That sound you hear is the wail of thousands of legal geeks lamenting Donald Trump’s election loss … at least in this context. Now that Trump has departed the presidency, any lawsuits relating to his businesses and their profits are moot, the Supreme Court decided this morning. They threw out all of the remaining actions based on the Emoluments Clause, not just on their docket but throughout the federal judiciary:
The justices threw out Trump’s challenge to lower court rulings that had allowed lawsuits to go forward alleging that he violated the Constitution’s emoluments clause by accepting payments from foreign and domestic officials who stay at the Trump International Hotel.
The high court also ordered the lower court rulings thrown out as well and directed appeals courts in New York and Richmond, Virginia, to dismiss the suits as moot now that Trump is no longer in office.
The court had two cases before it over the Emoluments Clause: Trump v DC and Trump v CREW. Its orders today not only dismiss both as moot, but essentially renders all further legal proceedings the same. The court cites the Munsingwear case to support its dismissal, a 2008 precedent that has become the standard for mootness, and which SCOTUSBlog discusses in detail bordering on the soporific in this article.
Essentially, Trump’s exit from the office renders any remedy moot. Therefore, the court doesn’t see any point in belaboring the case any further. In truth, though, the Supreme Court would have struggled to find a role for the judiciary in this in the first place, and even apart from that link Trump’s normal business operations to a constitutional violation.
The Emoluments Clause wasn’t intended to keep presidents from running profitable businesses. It was intended to give Congress a way to deal with presidents who get bribed. That itself is a criminal offense, but as courts have repeatedly ruled, a criminal case requires a demonstrated and explicit quid pro quo to stick. The Supreme Court most recently refined that requirement in the case of Bob McDonnell, and it led to the Department of Justice dropping its corruption case against Robert Menendez as well.
The Emoluments Clause reduces this need in two ways. One, it only requires the acceptance of a personal enrichment without the quid pro quo, and two, it moves the venue from criminal prosecution to Congress.
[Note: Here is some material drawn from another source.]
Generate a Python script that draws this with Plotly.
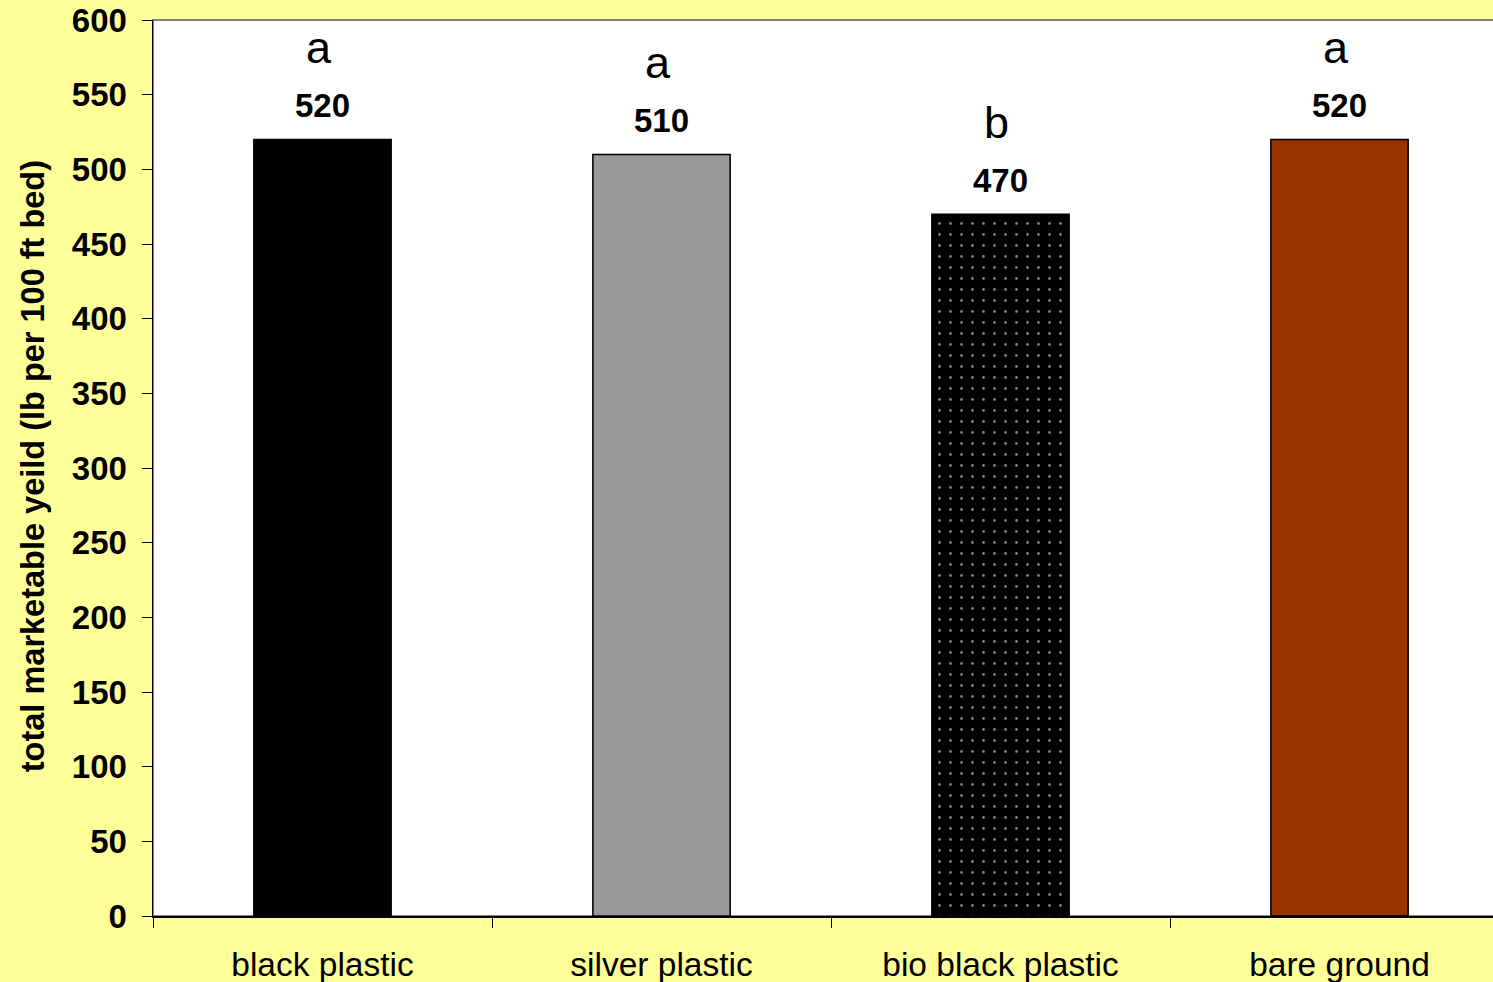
import plotly.graph_objects as go

categories = ["black plastic", "silver plastic", "bio black plastic", "bare ground"]
yields = [520, 510, 470, 520]
letters = ["a", "a", "b", "a"]
value_labels = ["520", "510", "470", "520"]
bar_colors = ["#000000", "#999999", "#000000", "#993300"]
patterns = ["", "", ".", ""]
y_ticks = list(range(0, 601, 50))

W, H = 1493, 982
L, R, T, B = 153, 0, 20, 66
plot_w = W - L - R
cat_px = 339.0
x_max = -0.5 + plot_w / cat_px

fig = go.Figure()
fig.add_trace(go.Bar(
    x=categories,
    y=yields,
    width=0.405,
    marker=dict(
        color=bar_colors,
        line=dict(color="#000000", width=1.5),
        pattern=dict(
            shape=patterns,
            fgcolor="#8080ff",
            size=11,
            solidity=0.05,
            fillmode="overlay",
        ),
    ),
    showlegend=False,
    hoverinfo="skip",
))

annotations = []
for c, v, lab, let in zip(categories, yields, value_labels, letters):
    annotations.append(dict(
        x=c, y=v, xref="x", yref="y", text="<b>" + lab + "</b>",
        showarrow=False, yanchor="middle", yshift=34,
        font=dict(family="Liberation Sans, Arial", size=33, color="#000000"),
    ))
    annotations.append(dict(
        x=c, y=v, xref="x", yref="y", text=let,
        showarrow=False, yanchor="middle", yshift=92, xshift=-4,
        font=dict(family="Liberation Sans, Arial", size=45, color="#000000"),
    ))

annotations.append(dict(
    x=(33 - L) / plot_w, y=0.502, xref="paper", yref="paper",
    text="<b>total marketable yeild (lb per 100 ft bed)</b>",
    textangle=-90, showarrow=False, xanchor="center", yanchor="middle",
    font=dict(family="Liberation Sans, Arial", size=32.5, color="#000000"),
))

fig.update_layout(
    width=W, height=H,
    margin=dict(l=L, r=R, t=T, b=B, pad=0),
    paper_bgcolor="#FFFF99",
    plot_bgcolor="#FFFFFF",
    annotations=annotations,
    shapes=[dict(type="rect", xref="paper", yref="paper", x0=0, x1=1.01, y0=0, y1=1,
                 line=dict(color="#808080", width=2), layer="below")],
    xaxis=dict(
        range=[-0.5, x_max],
        tickson="boundaries",
        ticks="outside", ticklen=10, tickcolor="#000000", tickwidth=1,
        showline=True, linecolor="#000000", linewidth=1.5,
        showgrid=False, zeroline=False,
        ticklabelstandoff=18,
        tickfont=dict(family="Liberation Sans, Arial", size=33.5, color="#000000"),
    ),
    yaxis=dict(
        range=[0, 600],
        tickvals=y_ticks,
        ticktext=["<b>%d</b>" % v for v in y_ticks],
        ticks="outside", ticklen=10, tickcolor="#000000", tickwidth=1,
        showline=True, linecolor="#000000", linewidth=1.5,
        showgrid=False, zeroline=False,
        ticklabelstandoff=8,
        tickfont=dict(family="Liberation Sans, Arial", size=33, color="#000000"),
    ),
)

fig.write_html(
    "out.html",
    config={"displayModeBar": False, "staticPlot": True},
    post_script="document.body.style.margin='0';document.body.style.overflow='hidden';",
)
This never belonged in the courts in the first place, not without a demonstration of criminal bribery. Congress is the venue for issues relating to the Emoluments Clause.
Even in that context, though, this is still a non-starter. Even if people stayed at the Trump hotels to curry favor with Trump himself, they’re still paying for a legitimate service, not offering a gift. That’s a fair exchange at the same rates anyone else would be charged. Furthermore, voters knew full well that Trump ran luxury hotels and would continue to profit from them while in office. That’s not a bribe or an emolument, but simply the consequence of hiring a private-sector tycoon into office.
In other words, these dogs simply weren’t going to hunt in the first place. One has to imagine that the Supreme Court justices are relieved to send them off to the pound.